There was a minor year-on-year increase of 0.1 % in personnel expenses to € 260.0 million (previous year: € 259.9 million). The strong increase in the personnel expense ratio to 41.4 % (previous year: 37.5 %) was partly due to wage increases in the previous year and to the decrease in revenue with an increase in headcount as a result of the expansion of business activities in rail transport.
Other operating expenses rose considerably by 9.7 % to € 67.3 million in the reporting period (previous year: € 61.4 million). The ratio of expenses to revenue rose from 8.9 % in the previous year to 10.7 %. This was caused by a rise in maintenance costs in the Container segment and increased expenses for consultancy and services.
As a result of reduced volumes, the operating result before depreciation and amortisation (EBITDA) fell by 27.4 % to € 140.1 million (previous year: € 192.9 million) The EBITDA margin declined to 22.3 % in the reporting period (previous year: 27.8 %).
Depreciation and amortisation increased significantly by 7.7 % to € 84.6 million (previous year: € 78.6 million) in connection with a value adjustment for goodwill of Bionic Production GmbH and the expansion of rail transport; its ratio to revenue rose to 13.5 % (previous year: 11.3 %).

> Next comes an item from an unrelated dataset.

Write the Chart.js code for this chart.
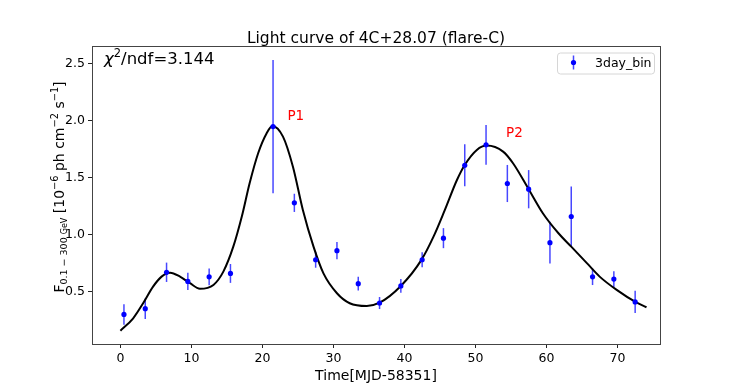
<!DOCTYPE html>
<html>
<head>
<meta charset="utf-8">
<script src="https://cdn.jsdelivr.net/npm/chart.js@4.4.0/dist/chart.umd.min.js"></script>
<style>
  html, body { margin: 0; padding: 0; background: #fff; }
  #wrap { width: 734px; height: 387px; position: relative; }
</style>
</head>
<body>
<div id="wrap"><canvas id="lc"></canvas></div>
<script>
// 3-day binned light curve (MJD - 58351)
const binTime = [0.5, 3.5, 6.5, 9.5, 12.5, 15.5, 21.5, 24.5, 27.5, 30.5, 33.5, 36.5,
  39.5, 42.5, 45.5, 48.5, 51.5, 54.5, 57.5, 60.5, 63.5, 66.5, 69.5, 72.5];
const binFlux = [0.30, 0.35, 0.67, 0.59, 0.63, 0.66, 1.95, 1.28, 0.78, 0.86, 0.57, 0.40,
  0.55, 0.78, 0.97, 1.61, 1.79, 1.45, 1.40, 0.93, 1.16, 0.63, 0.61, 0.41];
const binErr = [0.09, 0.09, 0.085, 0.075, 0.073, 0.083, 0.585, 0.08, 0.07, 0.076, 0.06, 0.053,
  0.06, 0.066, 0.088, 0.185, 0.175, 0.163, 0.168, 0.183, 0.264, 0.072, 0.07, 0.098];

// fitted curve
const fitTime = [0, 1.8, 3.2, 4.6, 5.8, 7, 8.4, 9.8, 11.2, 13.1, 14.5, 15.9, 17.1, 18.2,
  19.4, 20.6, 21.4, 22.9, 24.3, 25.7, 27.2, 28.6, 30.5, 32.3, 34.7, 36.5, 39.5, 42.4, 44.1,
  45.7, 47.4, 48.5, 50.2, 51.6, 53.9, 55.3, 57.5, 59.5, 61.7, 63.5, 65.7, 67.5, 69.9, 72.6, 74.1];
const fitFlux = [0.157, 0.266, 0.398, 0.544, 0.632, 0.667, 0.632, 0.574, 0.525, 0.559, 0.676,
  0.895, 1.16, 1.452, 1.716, 1.892, 1.956, 1.862, 1.598, 1.218, 0.895, 0.66, 0.486, 0.398,
  0.374, 0.403, 0.55, 0.779, 0.983, 1.218, 1.481, 1.613, 1.745, 1.783, 1.73, 1.628, 1.4,
  1.189, 1.013, 0.895, 0.75, 0.632, 0.515, 0.407, 0.363];

const xTickValues = [0, 10, 20, 30, 40, 50, 60, 70];
const yTickValues = [0.5, 1.0, 1.5, 2.0, 2.5];

const peakLabels = ["P1", "P2"];
const peakAt = [[24.7, 2.035], [55.5, 1.89]];

const FONT = "'DejaVu Sans', sans-serif";

function richText(ctx, parts, x, y, align) {
  let total = 0;
  parts.forEach(function (p) {
    ctx.font = (p.italic ? "italic " : "") + p.size + "px " + FONT;
    p.w = ctx.measureText(p.t).width;
    total += p.w;
  });
  let cx = align === "center" ? x - total / 2 : x;
  parts.forEach(function (p) {
    ctx.font = (p.italic ? "italic " : "") + p.size + "px " + FONT;
    ctx.fillText(p.t, cx, y + (p.dy || 0));
    cx += p.w;
  });
}

const decorations = {
  id: "decorations",
  beforeDatasetsDraw(chart) {
    const ctx = chart.ctx;
    const xs = chart.scales.x, ys = chart.scales.y;
    ctx.save();
    ctx.strokeStyle = "rgba(0,0,255,0.72)";
    ctx.lineWidth = 1.5;
    binTime.forEach(function (t, i) {
      const px = xs.getPixelForValue(t);
      ctx.beginPath();
      ctx.moveTo(px, ys.getPixelForValue(binFlux[i] - binErr[i]));
      ctx.lineTo(px, ys.getPixelForValue(binFlux[i] + binErr[i]));
      ctx.stroke();
    });
    ctx.restore();
  },
  afterDraw(chart) {
    const ctx = chart.ctx;
    const a = chart.chartArea;
    const xs = chart.scales.x, ys = chart.scales.y;
    ctx.save();

    // frame
    ctx.strokeStyle = "#444";
    ctx.lineWidth = 1;
    ctx.strokeRect(Math.round(a.left) + 0.5, Math.round(a.top) + 0.5,
      Math.round(a.right - a.left), Math.round(a.bottom - a.top));

    ctx.fillStyle = "#000";
    ctx.textBaseline = "alphabetic";

    // title
    ctx.textAlign = "center";
    ctx.font = "15.5px " + FONT;
    ctx.fillText("Light curve of 4C+28.07 (flare-C)", (a.left + a.right) / 2, 43);

    // chi2
    ctx.textAlign = "left";
    richText(ctx, [
      { t: "\u03c7", size: 16.5, italic: true },
      { t: "2", size: 11.5, dy: -7 },
      { t: "/ndf=3.144", size: 16.5 }
    ], 104, 64);

    // x label
    ctx.textAlign = "center";
    ctx.font = "14px " + FONT;
    ctx.fillText("Time[MJD-58351]", (a.left + a.right) / 2, 380);

    // y label
    ctx.save();
    ctx.translate(63.5, 187);
    ctx.rotate(-Math.PI / 2);
    ctx.textAlign = "left";
    richText(ctx, [
      { t: "F", size: 14 },
      { t: "0.1 \u2212 300 ", size: 9.5, dy: 3 },
      { t: "GeV", size: 8, dy: 3 },
      { t: " [10", size: 14 },
      { t: "\u22126", size: 9.8, dy: -6 },
      { t: " ph cm", size: 14 },
      { t: "\u22122", size: 9.8, dy: -6 },
      { t: " s", size: 14 },
      { t: "\u22121", size: 9.8, dy: -6 },
      { t: "]", size: 14 }
    ], 0, 0, "center");
    ctx.restore();

    // peak labels
    ctx.fillStyle = "#ff0000";
    ctx.textAlign = "center";
    ctx.textBaseline = "middle";
    ctx.font = "13.5px " + FONT;
    peakLabels.forEach(function (lbl, i) {
      ctx.fillText(lbl, xs.getPixelForValue(peakAt[i][0]), ys.getPixelForValue(peakAt[i][1]));
    });

    // legend
    const lx = 557, ly = 52.5, lw = 97, lh = 21;
    ctx.beginPath();
    ctx.roundRect(lx + 0.5, ly + 0.5, lw, lh, 3);
    ctx.fillStyle = "rgba(255,255,255,0.8)";
    ctx.fill();
    ctx.strokeStyle = "#d6d6d6";
    ctx.lineWidth = 1;
    ctx.stroke();
    ctx.strokeStyle = "rgba(0,0,255,0.72)";
    ctx.lineWidth = 1.5;
    ctx.beginPath();
    ctx.moveTo(573.5, 55.5);
    ctx.lineTo(573.5, 69.5);
    ctx.stroke();
    ctx.fillStyle = "#0000ff";
    ctx.beginPath();
    ctx.arc(573.5, 62.5, 2.6, 0, Math.PI * 2);
    ctx.fill();
    ctx.fillStyle = "#000";
    ctx.textAlign = "left";
    ctx.textBaseline = "alphabetic";
    ctx.font = "12.5px " + FONT;
    ctx.fillText("3day_bin", 595, 66.5);

    ctx.restore();
  }
};

const pointData = binTime.map((t, i) => ({ x: t, y: binFlux[i] }));
const curveData = fitTime.map((t, i) => ({ x: t, y: fitFlux[i] }));

new Chart(document.getElementById("lc"), {
  type: "scatter",
  data: {
    datasets: [
      {
        label: "3day_bin",
        data: pointData,
        pointRadius: 2.6,
        pointBackgroundColor: "#0000ff",
        pointBorderWidth: 0,
        showLine: false,
        order: 1
      },
      {
        label: "fit",
        type: "line",
        data: curveData,
        borderColor: "#000",
        borderWidth: 2,
        pointRadius: 0,
        cubicInterpolationMode: "monotone",
        fill: false,
        order: 2
      }
    ]
  },
  options: {
    responsive: true,
    maintainAspectRatio: false,
    animation: false,
    devicePixelRatio: 1,
    layout: { padding: { top: 46, right: 74, left: 0, bottom: 0 } },
    plugins: {
      legend: { display: false },
      tooltip: { enabled: false },
      title: { display: false }
    },
    scales: {
      x: {
        type: "linear",
        min: -4,
        max: 76,
        afterFit: function (s) { s.height = 43; },
        afterBuildTicks: function (s) { s.ticks = xTickValues.map(v => ({ value: v })); },
        grid: { drawOnChartArea: false, drawTicks: true, tickLength: 4, tickColor: "#222" },
        border: { display: false },
        ticks: {
          autoSkip: false,
          maxRotation: 0,
          padding: 3,
          color: "#000",
          font: { family: FONT, size: 12.5 }
        }
      },
      y: {
        type: "linear",
        min: 0.04,
        max: 2.658,
        afterFit: function (s) { s.width = 92; },
        afterBuildTicks: function (s) { s.ticks = yTickValues.map(v => ({ value: v })); },
        grid: { drawOnChartArea: false, drawTicks: true, tickLength: 4, tickColor: "#222" },
        border: { display: false },
        ticks: {
          autoSkip: false,
          padding: 3,
          color: "#000",
          font: { family: FONT, size: 12.5 },
          callback: function (v) { return v.toFixed(1); }
        }
      }
    }
  },
  plugins: [decorations]
});
</script>
</body>
</html>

There was a strong decrease in the operating result (EBIT) of € 58.8 million, or 51.5 %, to € 55.5 million during the reporting period (previous year: € 114.3 million). The EBIT margin amounted to 8.8 % (previous year: 16.5 %). In the Port Logistics subgroup, EBIT fell by 53.5 % to € 49.1 million (previous year: € 105.6 million). In the Real Estate subgroup, EBIT decreased by 27.8 % to € 6.1 million (previous year: € 8.5 million).
Net expenses from the financial result increased by € 2.2 million, or 13.9 %, to € 17.7 million (previous year: € 15.5 million). The main reason for this is the lower earnings from associates accounted for using the equity method.
At 30.9 %, the Group’s effective tax rate was higher than in the previous year (previous year: 26.3 %).
Profit after tax decreased by 64.2 %, from € 72.9 million to € 26.1 million. Profit after tax and minority interests was significantly lower than in the previous year at € 14.1 million (previous year: € 54.7 million). Earnings per share amounted to € 0.19 (previous year: € 0.75). The listed Port Logistics subgroup achieved earnings per share of € 0.15 (previous year: € 0.71). Earnings per share of the non-listed Real Estate subgroup were also down year-on-year to € 1.27 (previous year: € 1.80). The return on capital employed (ROCE) amounted to 5.4 % (previous year: 11.3 %).